On the note of exercise, I did so a total of six times this month… which is a little less than ten, which was the goal (twice a week). I’ve never met a form of physical activity that I didn’t dislike heartily, but I hear it’s good for your health to move around and stuff.

All in all, pretty OK. Not perfect, but progress is progress. For February, here’s what I would like to do!

  1. Be done with my Common Application to apply for transfer to private schools (the deadline is March, but early March so I am shootin’ for sooner rather than later)
  2. Clean!!! (I know this is a redo of my January goal, but 4 rl this time. My specific goals are to a) Konmari fold all my clothes, b) go through my old school stuff and get rid of it, and c) just take care of 1 item of furniture oh my god pls)
  3. Plan my upcoming holidays (I’d like to visit colleges over spring break, and my dad has a business trip to Rome in the summer that I would l0o0oo0ve to tag along to)

Fingers crossed, y’all.

5. photos n more ~~

Before my bb brother left us for winter break, we all went to the SF MoMA – they had this really cool exhibit on Chinese art after 1989, but we got there too late and spent too long moseying around the rest of the museum to see this one properly. We got here just as they went “Attention! The museum is closing in thirty minutes!” over the loudspeakers and my bf and I looked at each other like 😦😦 before trying to dash around to get to it all. I don’t know enough about Chinese culture, art, and political thought, and the bits that we managed to see before the security guards were like ok seriously kids get out were so interesting. They even had the original of Ai Wei Wei’s Dropping a Han Dynasty Urn which I wanted to spend forever gazing at. Afterwards, we went to this amazing Indian restaurant which I have completely forgotten the name of, and ate so much I had to unzip my jeans completely.

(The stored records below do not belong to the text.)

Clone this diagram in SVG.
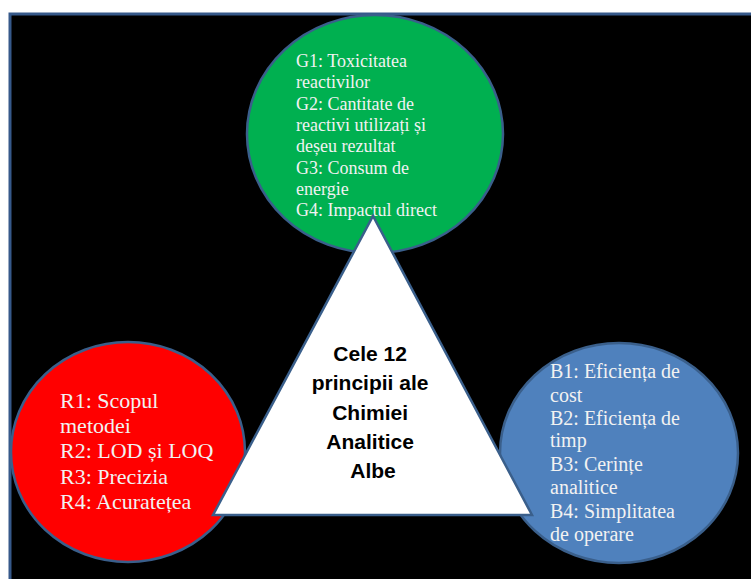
<svg xmlns="http://www.w3.org/2000/svg" width="751" height="579" viewBox="0 0 751 579">
  <style>
    .node { stroke: #3a5f8b; stroke-width: 2.5; }
    .lbl { font-family: "Liberation Serif", "DejaVu Serif", serif; fill: #f2f2f2; }
    .center { font-family: "Liberation Sans", Arial, sans-serif; font-weight: bold; font-size: 21px; fill: #000; text-anchor: middle; }
  </style>
  <rect x="0" y="0" width="751" height="579" fill="#ffffff"/>
  <rect id="frame" x="10" y="14" width="760" height="600" fill="#000000" stroke="#36598a" stroke-width="3"/>

  <g id="green">
    <ellipse class="node" cx="375" cy="134" rx="128" ry="119" fill="#00b050"/>
    <text class="lbl" font-size="18" x="296">
      <tspan x="296" y="67">G1: Toxicitatea</tspan>
      <tspan x="296" y="88">reactivilor</tspan>
      <tspan x="296" y="109.5">G2: Cantitate de</tspan>
      <tspan x="296" y="131">reactivi utilizați și</tspan>
      <tspan x="296" y="152">deșeu rezultat</tspan>
      <tspan x="296" y="173.5">G3: Consum de</tspan>
      <tspan x="296" y="194.5">energie</tspan>
      <tspan x="296" y="215.5">G4: Impactul direct</tspan>
    </text>
  </g>

  <g id="red">
    <ellipse class="node" cx="128" cy="452" rx="117" ry="110" fill="#ff0000"/>
    <text class="lbl" font-size="22" x="60">
      <tspan x="60" y="408">R1: Scopul</tspan>
      <tspan x="60" y="433">metodei</tspan>
      <tspan x="60" y="458">R2: LOD și LOQ</tspan>
      <tspan x="60" y="483.5">R3: Precizia</tspan>
      <tspan x="60" y="508.5">R4: Acuratețea</tspan>
    </text>
  </g>

  <g id="blue">
    <ellipse class="node" cx="619" cy="453" rx="119" ry="110" fill="#4f81bd"/>
    <text class="lbl" font-size="20" x="550">
      <tspan x="550" y="378">B1: Eficiența de</tspan>
      <tspan x="550" y="401.5">cost</tspan>
      <tspan x="550" y="425">B2: Eficiența de</tspan>
      <tspan x="550" y="447">timp</tspan>
      <tspan x="550" y="470.5">B3: Cerințe</tspan>
      <tspan x="550" y="494">analitice</tspan>
      <tspan x="550" y="518">B4: Simplitatea</tspan>
      <tspan x="550" y="541">de operare</tspan>
    </text>
  </g>

  <g id="triangle">
    <polygon class="node" points="373,216 532,515 213,515" fill="#ffffff"/>
    <text class="center">
      <tspan x="373" y="361">Cele 12</tspan>
      <tspan x="373" y="390">principii ale</tspan>
      <tspan x="373" y="419.5">Chimiei</tspan>
      <tspan x="373" y="449">Analitice</tspan>
      <tspan x="373" y="478">Albe</tspan>
    </text>
  </g>

  <g id="connectors"></g>
</svg>
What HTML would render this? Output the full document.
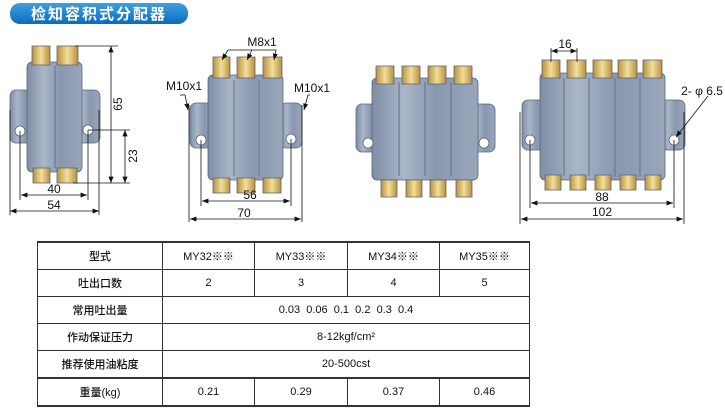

Wanted: a patron to buy me a fancy phone to take better portraits of Luna. A family friend took this photo with his phone and I AM IN AWE. My iPhone 6 comes nowhere near.

This is a cute pic which makes me look like a cute coffee drinkin’ gal but it’s all a fake bc my friend said ‘hey hold this and laugh u look cute!’ lol.

Same friend, different coffee date, still her coffee lol.

I painted a CLIF bar and a banana for my studyblr. It’s hard to art, y’all. It’s so hard for me to pick up a thing and start doing it because I’m always so scared of failure and ugliness and fucking up, but every time I just do the damn thing I’m like, hey! It’s not perfectly amazing at all, but it felt nice! It felt good! Groundbreaking, I know.

+ a few links:

A 30-year-old cat named Rubble from Exeter had a birthday party;

The question that illuminates the sexist discourse around the Bezos divorce: Will Jeff Bezos Get Half of MacKenzie Bezos’s Fortune in the Divorce?

A great Slate article on the fit-mom online phenomenon/community and how it’s just the latest in women being held to super rigid physical standards (Why do we love dad bods but abhor the slightest hint of flab on moms? Who carry the fucking baby for 9 months??)